Materials provided ::

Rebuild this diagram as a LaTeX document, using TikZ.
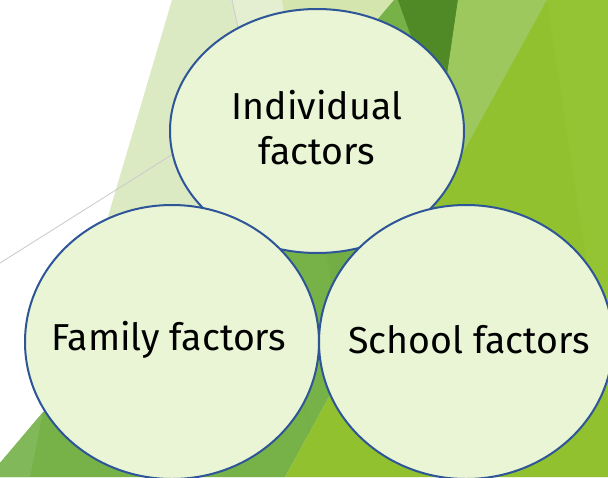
\documentclass[tikz,border=0pt]{standalone}
\usepackage{fontspec}
\setmainfont{Fira Sans}
\usetikzlibrary{shapes.geometric}

\definecolor{paleleaf}{HTML}{DCEAC3}
\definecolor{paleleaflight}{HTML}{E4EFD2}
\definecolor{paleleafdeep}{HTML}{D4E5AE}
\definecolor{midleaf}{HTML}{77B249}
\definecolor{midleafdark}{HTML}{72AE45}
\definecolor{midleaflight}{HTML}{81B95A}
\definecolor{darkleaf}{HTML}{4F8A27}
\definecolor{softleaf}{HTML}{9DC85E}
\definecolor{brightleaf}{HTML}{91C12F}
\definecolor{brightleaflight}{HTML}{94C334}
\definecolor{gridgrey}{HTML}{CDCDCD}
\definecolor{factorfill}{HTML}{E9F5D4}
\definecolor{factorline}{HTML}{2E5597}

\begin{document}
\begin{tikzpicture}[x=1pt,y=-1pt,
  factor/.style={ellipse, draw=factorline, line width=2pt, fill=factorfill,
    inner sep=0pt, minimum width=294pt},
  factortext/.style={align=center, text=black, inner sep=0pt,
    font=\fontsize{37.5}{45}\selectfont},
  gridline/.style={draw=gridgrey, line width=0.9pt}]
\useasboundingbox (0,0) rectangle (608,477);

% faceted green backdrop
\begin{scope}
  \clip (0,0) rectangle (608,477);
  \fill[white] (0,0) rectangle (608,477);
  \fill[paleleaf] (172,0) -- (608,0) -- (608,477) -- (31,477) -- cycle;
  \fill[paleleaflight] (232,0) -- (282,0) -- (292,60) -- (245,60) -- cycle;
  \fill[paleleafdeep] (282,0) -- (394,0) -- (340,60) -- (292,60) -- cycle;
  \draw[gridline] (232,0) -- (245,60);
  \draw[gridline] (0,263) -- (200,137);
  \fill[midleaf] (0,463) -- (394,0) -- (547,0) -- (285,477) -- (0,477) -- cycle;
  \fill[midleaflight] (0,463) -- (43,412) -- (30,477) -- (0,477) -- cycle;
  \fill[midleafdark] (322,230) -- (400,230) -- (400,340) -- (342,340) -- cycle;
  \draw[midleafdark, line width=0.8pt] (300,380) -- (318,477);
  \fill[darkleaf] (398,0) -- (458,0) -- (441,120) -- cycle;
  \fill[softleaf] (458,0) -- (547,0) -- (420,235) -- (430,190) -- cycle;
  \fill[brightleaf] (547,0) -- (608,0) -- (608,477) -- (285,477) -- cycle;
  \fill[brightleaflight] (547,0) -- (608,0) -- (608,405) -- cycle;
\end{scope}

% the three factor ellipses, the top one lying beneath the other two
\begin{scope}
  \clip (-2,-2) rectangle (608,477);
  \node[factor, minimum height=244pt] (individual) at (317,131) {};
  \node[factor, minimum height=274pt] (family) at (172,342) {};
  \node[factor, minimum height=274pt] (school) at (466,342) {};
\end{scope}

% their labels
\node[factortext] (individual-text) at ([yshift=3pt]individual.center) {Individual\\factors};
\node[factortext] (family-text) at ([xshift=-3pt,yshift=2pt]family.center) {Family factors};
\node[factortext] (school-text) at ([xshift=3pt,yshift=2pt]school.center) {School factors};
\end{tikzpicture}
\end{document}
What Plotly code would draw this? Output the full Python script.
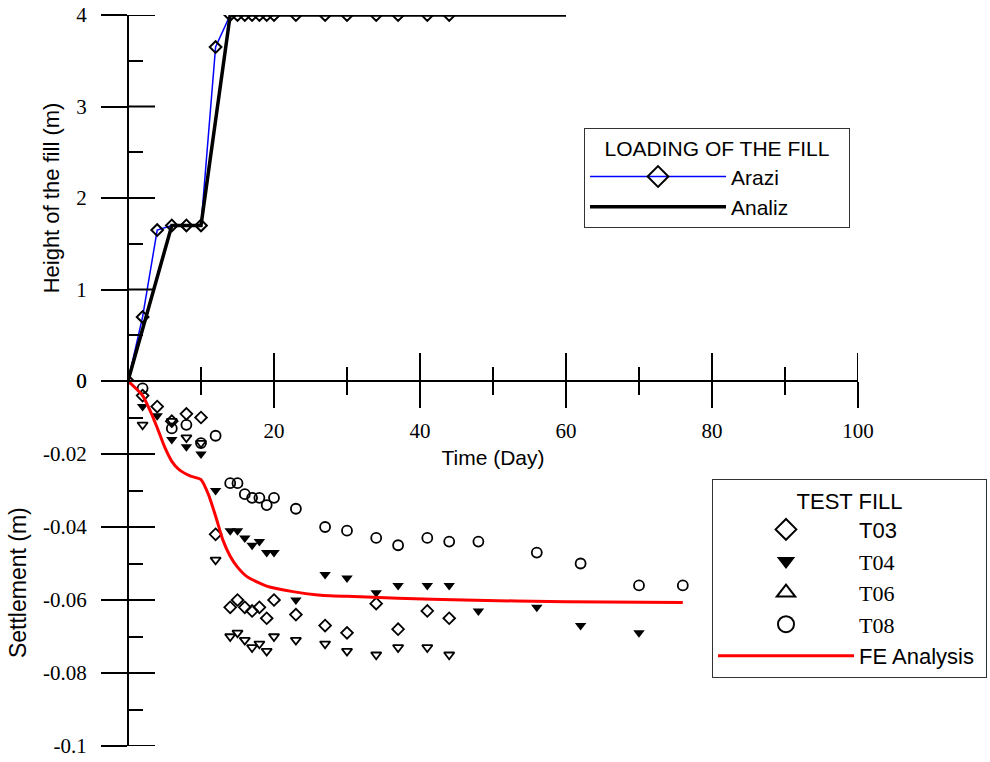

The problem :: Every record must be copied exactly, with the pictures left out.

Exercise output ::
Rebuild this diagram as a LaTeX document, using TikZ.
\documentclass[tikz,border=0pt]{standalone}
\usepackage{fontspec}
\setmainfont{Fira Sans}
\usetikzlibrary{shapes.geometric}

\definecolor{paleleaf}{HTML}{DCEAC3}
\definecolor{paleleaflight}{HTML}{E4EFD2}
\definecolor{paleleafdeep}{HTML}{D4E5AE}
\definecolor{midleaf}{HTML}{77B249}
\definecolor{midleafdark}{HTML}{72AE45}
\definecolor{midleaflight}{HTML}{81B95A}
\definecolor{darkleaf}{HTML}{4F8A27}
\definecolor{softleaf}{HTML}{9DC85E}
\definecolor{brightleaf}{HTML}{91C12F}
\definecolor{brightleaflight}{HTML}{94C334}
\definecolor{gridgrey}{HTML}{CDCDCD}
\definecolor{factorfill}{HTML}{E9F5D4}
\definecolor{factorline}{HTML}{2E5597}

\begin{document}
\begin{tikzpicture}[x=1pt,y=-1pt,
  factor/.style={ellipse, draw=factorline, line width=2pt, fill=factorfill,
    inner sep=0pt, minimum width=294pt},
  factortext/.style={align=center, text=black, inner sep=0pt,
    font=\fontsize{37.5}{45}\selectfont},
  gridline/.style={draw=gridgrey, line width=0.9pt}]
\useasboundingbox (0,0) rectangle (608,477);

% faceted green backdrop
\begin{scope}
  \clip (0,0) rectangle (608,477);
  \fill[white] (0,0) rectangle (608,477);
  \fill[paleleaf] (172,0) -- (608,0) -- (608,477) -- (31,477) -- cycle;
  \fill[paleleaflight] (232,0) -- (282,0) -- (292,60) -- (245,60) -- cycle;
  \fill[paleleafdeep] (282,0) -- (394,0) -- (340,60) -- (292,60) -- cycle;
  \draw[gridline] (232,0) -- (245,60);
  \draw[gridline] (0,263) -- (200,137);
  \fill[midleaf] (0,463) -- (394,0) -- (547,0) -- (285,477) -- (0,477) -- cycle;
  \fill[midleaflight] (0,463) -- (43,412) -- (30,477) -- (0,477) -- cycle;
  \fill[midleafdark] (322,230) -- (400,230) -- (400,340) -- (342,340) -- cycle;
  \draw[midleafdark, line width=0.8pt] (300,380) -- (318,477);
  \fill[darkleaf] (398,0) -- (458,0) -- (441,120) -- cycle;
  \fill[softleaf] (458,0) -- (547,0) -- (420,235) -- (430,190) -- cycle;
  \fill[brightleaf] (547,0) -- (608,0) -- (608,477) -- (285,477) -- cycle;
  \fill[brightleaflight] (547,0) -- (608,0) -- (608,405) -- cycle;
\end{scope}

% the three factor ellipses, the top one lying beneath the other two
\begin{scope}
  \clip (-2,-2) rectangle (608,477);
  \node[factor, minimum height=244pt] (individual) at (317,131) {};
  \node[factor, minimum height=274pt] (family) at (172,342) {};
  \node[factor, minimum height=274pt] (school) at (466,342) {};
\end{scope}

% their labels
\node[factortext] (individual-text) at ([yshift=3pt]individual.center) {Individual\\factors};
\node[factortext] (family-text) at ([xshift=-3pt,yshift=2pt]family.center) {Family factors};
\node[factortext] (school-text) at ([xshift=3pt,yshift=2pt]school.center) {School factors};
\end{tikzpicture}
\end{document}
What Plotly code would draw this? Output the full Python script.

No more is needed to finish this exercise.